I'd love to know more about that thing! I see lots of more modern stuff on this bike, and am having a hard time discerning whether this is a masterpiece or an abomination, haha.
How about if it's an abominated masterpiece! Or could you just say it's a Vincent. My old boss used to call his Vincent the worlds fastest oil leak!
I like the thought of the resurrection of the marquee but I'm afraid I'm not real enamored with the design of the product. Looks to me like they are going for odd just for the sake of odd. Unless, of course, this is just some privateer's idea of what he thinks the future would look like.
That one is legendary!
It is ummmm.... French, don’t forget....
I didn't know the iconic British marque was being made in France now.
Mayhaps for 4 or 5 years?
Thierry Henriette, Boxer Designs.
Spotted outside a cafe in Estoril Portugal
I guess that makes sense, I've owned a few French bikes (Terrot and Peugeot) and yes, they had their own idea of what bikes should be like and look like. That said, I think George Brough (pronounced Bruff) would turn over in his grave to see the "new" Brough.
An interesting fact about the Brough Superior, George Brough's dad built the motorcycle called the Zenith. George worked with his dad to build the bikes. George got so fed up with building, what he thought was a substandard motorcycle that he started designing a bike himself that was head and shoulders better. Yup, you guessed it, this new bike was called The Brough Superior, (because it was superior). Time and history remembers the Brough Superior, but doesn't remember much about the Zenith.
If I had a spare million or two, I might would have to try to buy a Britten.
I wish someone would build replicas and we could see them racing again, maybe even a road legal one would be sweet...
Maybe they wouldn't be as special if there were more of them, but still.
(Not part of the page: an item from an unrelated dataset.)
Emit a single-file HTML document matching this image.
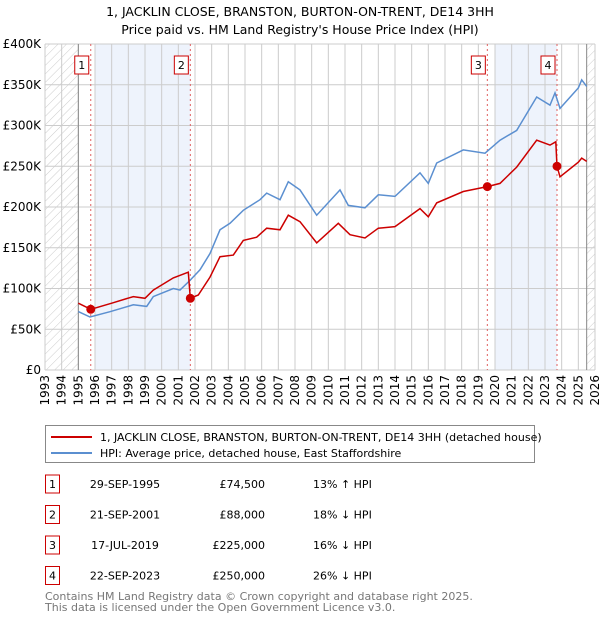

What a gorgeous machine.
If complexity could win a race, that one could win without ever starting up!
The ironic part being there was a lot of tearing into the bike that day, chasing an intermittent misfire. A lot of work went into it... then someone finally changed out the battery!
Complex or not, these bikes did win races, frequently.
Winning races or not, the Britten was a case study in thinking out of the box, and good engineering, as well as impressive homebrew manufacturing.
Who else do you know of that was winning races with engines cast in the engineer's own backyard? Who else do you know of that was racing on homebuilt carbon fiber subframes, swingarms, forks, and wheels, and setting track lap records as early as 1991? These are bikes that could still be relevant in competition today, with no changes, and still ahead of their time in comparison to their Japanese, Italian and German competition today. The only reason these bikes or a new generation thereof aren't still showing up larger manufacturers is that the guy designing and building and testing them died at the peak of his career.
I can imagine that a new take on this futuristic 30 year old design, with similar electronic goodies to a new Panigale would be a force to be reckoned with, in the right hands.
As for intermittent reliability issues at this point in the game, I can only say it's to be expected with a 25 year old, extremely limited production and unconventional racebike like this.
I have yet to see anything nearly as impressive come about without millions of dollars of R&D and the backing of a manufacturing giant.